- **Goal**
Write out the data again exactly, skipping every picture.

- **Given information**
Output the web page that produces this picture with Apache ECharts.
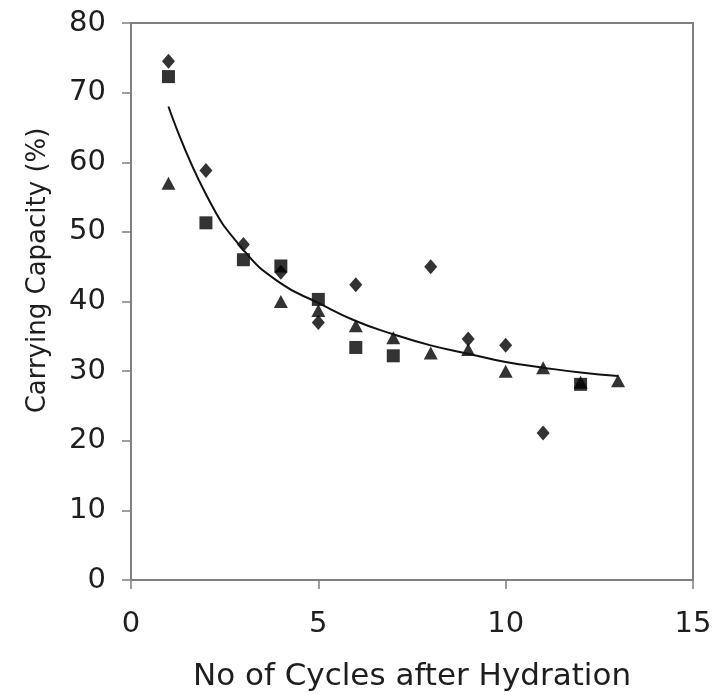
<!DOCTYPE html>
<html>
<head>
<meta charset="utf-8">
<script src="https://cdn.jsdelivr.net/npm/echarts@6/dist/echarts.min.js"></script>
<style>html,body{margin:0;padding:0;background:#fff}#c{width:727px;height:697px}</style>
</head>
<body>
<div id="c"></div>
<script>
var cycles = [1, 2, 3, 4, 5, 6, 7, 8, 9, 10, 11, 12, 13];
var diamondVals = [74.5, 58.8, 48.2, 44.2, 37.0, 42.4, null, 45.0, 34.6, 33.7, 21.1, null, null];
var squareVals = [72.3, 51.3, 46.0, 45.1, 40.3, 33.4, 32.2, null, null, null, null, 28.1, null];
var triangleVals = [57.0, null, null, 40.0, 38.7, 36.5, 34.8, 32.6, 33.1, 30.0, 30.5, 28.4, 28.6];
var trendVals = [68.0, 55.4, 47.4, 42.6, 39.8, 37.2, 35.3, 33.7, 32.5, 31.3, 30.5, 29.8, 29.3];
var xTicks = [0, 5, 10, 15];
var yTicks = [0, 10, 20, 30, 40, 50, 60, 70, 80];

function pairs(vals) {
  var out = [];
  for (var i = 0; i < cycles.length; i++) {
    if (vals[i] !== null) out.push([cycles[i], vals[i]]);
  }
  return out;
}

var font = 'DejaVu Sans';
var axisColor = '#7f7f7f';
var textColor = '#1e1e1e';
var chart = echarts.init(document.getElementById('c'), null, {renderer: 'canvas'});
chart.setOption({
  animation: false,
  backgroundColor: '#ffffff',
  grid: {left: 131, right: 34, top: 23, bottom: 116, show: true, borderColor: axisColor, borderWidth: 2, backgroundColor: 'transparent'},
  xAxis: {
    type: 'value', min: xTicks[0], max: xTicks[xTicks.length - 1], interval: 5,
    name: 'No of Cycles after Hydration', nameLocation: 'middle', nameGap: 81,
    nameTextStyle: {fontFamily: font, fontSize: 31, color: textColor},
    axisLine: {show: true, lineStyle: {color: axisColor, width: 2}},
    axisTick: {show: true, inside: false, length: 9, lineStyle: {color: axisColor, width: 1.5}},
    axisLabel: {margin: 30, fontFamily: font, fontSize: 29, color: textColor},
    splitLine: {show: false}
  },
  yAxis: {
    type: 'value', min: yTicks[0], max: yTicks[yTicks.length - 1], interval: 10,
    name: 'Carrying Capacity (%)', nameLocation: 'middle', nameGap: 80, nameRotate: 90,
    nameTextStyle: {fontFamily: font, fontSize: 26, color: textColor, padding: [0, 0, 0, 62]},
    axisLine: {show: true, lineStyle: {color: axisColor, width: 2}},
    axisTick: {show: true, inside: false, length: 9, lineStyle: {color: axisColor, width: 1.5}},
    axisLabel: {margin: 25, fontFamily: font, fontSize: 29, color: textColor},
    splitLine: {show: false}
  },
  series: [
    {type: 'scatter', data: pairs(diamondVals), symbol: 'diamond', symbolSize: [13, 15],
     itemStyle: {color: '#000'}, z: 3},
    {type: 'scatter', data: pairs(squareVals), symbol: 'rect', symbolSize: [13, 13],
     itemStyle: {color: '#000'}, z: 3},
    {type: 'scatter', data: pairs(triangleVals), symbol: 'triangle', symbolSize: [14, 13],
     itemStyle: {color: '#000'}, z: 3},
    {type: 'line', data: pairs(trendVals), smooth: true, showSymbol: false, symbol: 'none',
     lineStyle: {color: '#111', width: 2}, z: 4}
  ]
});
</script>
</body>
</html>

- **Task response**
Output the web page that produces this picture with Apache ECharts.
<!DOCTYPE html>
<html>
<head>
<meta charset="utf-8">
<script src="https://cdn.jsdelivr.net/npm/echarts@6/dist/echarts.min.js"></script>
<style>html,body{margin:0;padding:0;background:#fff}#c{width:727px;height:697px}</style>
</head>
<body>
<div id="c"></div>
<script>
var cycles = [1, 2, 3, 4, 5, 6, 7, 8, 9, 10, 11, 12, 13];
var diamondVals = [74.5, 58.8, 48.2, 44.2, 37.0, 42.4, null, 45.0, 34.6, 33.7, 21.1, null, null];
var squareVals = [72.3, 51.3, 46.0, 45.1, 40.3, 33.4, 32.2, null, null, null, null, 28.1, null];
var triangleVals = [57.0, null, null, 40.0, 38.7, 36.5, 34.8, 32.6, 33.1, 30.0, 30.5, 28.4, 28.6];
var trendVals = [68.0, 55.4, 47.4, 42.6, 39.8, 37.2, 35.3, 33.7, 32.5, 31.3, 30.5, 29.8, 29.3];
var xTicks = [0, 5, 10, 15];
var yTicks = [0, 10, 20, 30, 40, 50, 60, 70, 80];

function pairs(vals) {
  var out = [];
  for (var i = 0; i < cycles.length; i++) {
    if (vals[i] !== null) out.push([cycles[i], vals[i]]);
  }
  return out;
}

var font = 'DejaVu Sans';
var axisColor = '#7f7f7f';
var textColor = '#1e1e1e';
var chart = echarts.init(document.getElementById('c'), null, {renderer: 'canvas'});
chart.setOption({
  animation: false,
  backgroundColor: '#ffffff',
  grid: {left: 131, right: 34, top: 23, bottom: 116, show: true, borderColor: axisColor, borderWidth: 2, backgroundColor: 'transparent'},
  xAxis: {
    type: 'value', min: xTicks[0], max: xTicks[xTicks.length - 1], interval: 5,
    name: 'No of Cycles after Hydration', nameLocation: 'middle', nameGap: 81,
    nameTextStyle: {fontFamily: font, fontSize: 31, color: textColor},
    axisLine: {show: true, lineStyle: {color: axisColor, width: 2}},
    axisTick: {show: true, inside: false, length: 9, lineStyle: {color: axisColor, width: 1.5}},
    axisLabel: {margin: 30, fontFamily: font, fontSize: 29, color: textColor},
    splitLine: {show: false}
  },
  yAxis: {
    type: 'value', min: yTicks[0], max: yTicks[yTicks.length - 1], interval: 10,
    name: 'Carrying Capacity (%)', nameLocation: 'middle', nameGap: 80, nameRotate: 90,
    nameTextStyle: {fontFamily: font, fontSize: 26, color: textColor, padding: [0, 0, 0, 62]},
    axisLine: {show: true, lineStyle: {color: axisColor, width: 2}},
    axisTick: {show: true, inside: false, length: 9, lineStyle: {color: axisColor, width: 1.5}},
    axisLabel: {margin: 25, fontFamily: font, fontSize: 29, color: textColor},
    splitLine: {show: false}
  },
  series: [
    {type: 'scatter', data: pairs(diamondVals), symbol: 'diamond', symbolSize: [13, 15],
     itemStyle: {color: '#000'}, z: 3},
    {type: 'scatter', data: pairs(squareVals), symbol: 'rect', symbolSize: [13, 13],
     itemStyle: {color: '#000'}, z: 3},
    {type: 'scatter', data: pairs(triangleVals), symbol: 'triangle', symbolSize: [14, 13],
     itemStyle: {color: '#000'}, z: 3},
    {type: 'line', data: pairs(trendVals), smooth: true, showSymbol: false, symbol: 'none',
     lineStyle: {color: '#111', width: 2}, z: 4}
  ]
});
</script>
</body>
</html>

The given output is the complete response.